Automation and Artificial Intelligence (AI) are the hot topics in tech world today. Research reports state that AI is going to take over the world and that will change the world faster than ever before.
If we look at the e-commerce world, it is heading towards building artificially intelligent digital commerce platform. The new e-commerce platform could intelligently recommend most preferred products to the customers. And, if we look at the key source of developing artificial intelligence is data – properly trained data.
There are various sources of data. One key source of data is internet and there are various method to crawl data from the internet. Automated extraction of data from various websites can be termed as web data scraping.

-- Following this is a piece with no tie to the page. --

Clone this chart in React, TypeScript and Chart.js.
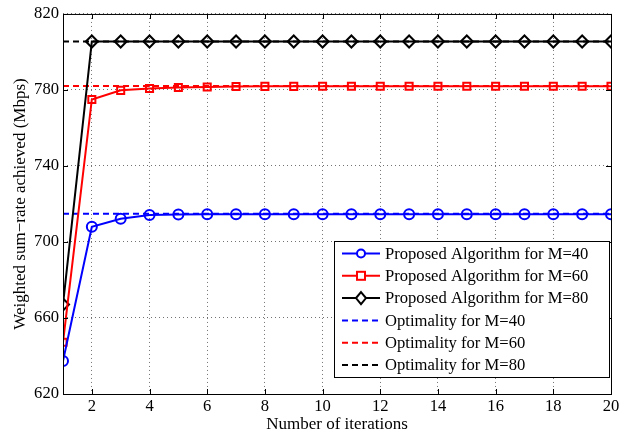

Now, let us look at a few aspects of automation in web data scraping or web data crawling.
Why is automation needed for web data scraping?

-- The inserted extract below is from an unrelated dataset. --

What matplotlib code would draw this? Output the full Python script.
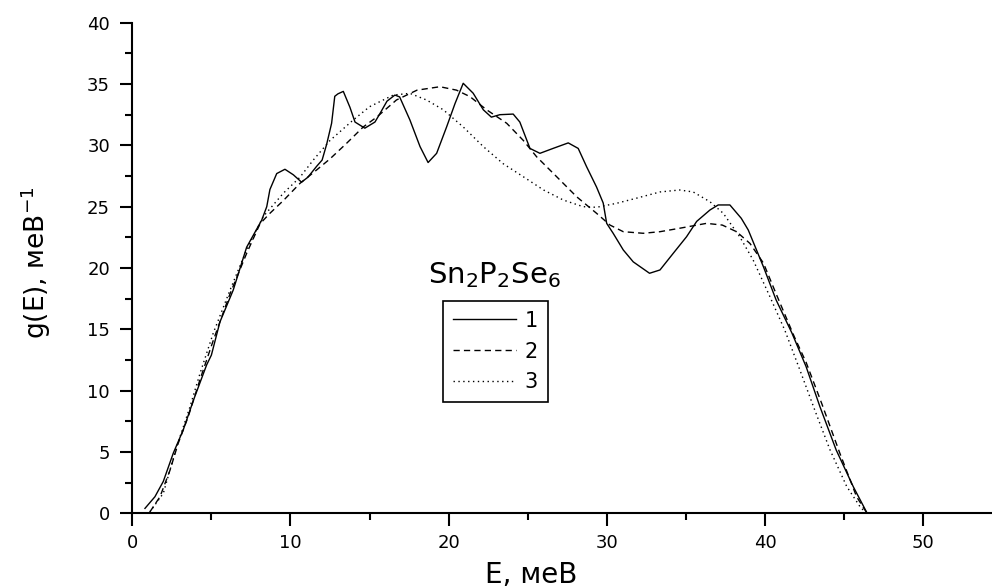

When automation is synced with any term — the thought is fast, accurate and flexible. According to World Wide Web survey, there are nearly 5 billion websites in 2018. Is it possible to access data manually from all those sites? It is unrealistic. This is when the importance of automated tools to get the data comes into the picture. There are numerous automation tools from which one can scrap data. R and Python are the two major open source software tools used for automated web data scraping.
Here the bot should be able to navigate through different pages and should collect the data. The thing is, different website uses different navigation systems which results in complexity, so the developer, writing web data crawling bots should have sound technical knowledge. There should be a minimal human interference once the machine is programmed.
We can find dozens of coding languages in use today. But, we need to identify the best coding language which gives us the maximum automation efficiency. Python is top-ranked open source programming language used by Reddit, Instagram, Venmo according to Coding Dojo press. And has become extremely popular among data scientists
Web Data Scraping: Steps to Follow
- Analyse the source data and build custom script
- Crawl Data using right scripting language
- Store crawled data in desired format
- Use right tool to perform cleansing, de-duplication, formatting, & analysis
- Store output results from analysis
- Present visualization of results using suitable BI tool
- Periodic web data crawling – as per the business needs
Automated web data scraper resolves the problems of big data and human errors, by reducing the time and effort it takes to solve manually.
The major advantages of automated web scrapers are, they save costs of manpower and man-hours required for the same job if it’s done manually. For some straight forward web data scraping, software’s could do it much faster compared to humans, which is pretty obvious. Once web data scraper is deployed with the proper mechanism, it efficiently extracts from every single source. This is highly probable human error.
To summarize, application of AI and automation in web data scraping is immense. The consistency of web data scrapers is unmatchable with the humans; they will continue to extract data until it gets over or it is instructed to stop. Web data scrapers do not require lot of maintenance over long period of time, which adds to its value. There are boundless potential for improvements in web data scraping automation leveraging AI and hence, the scraping tools become truly intelligent.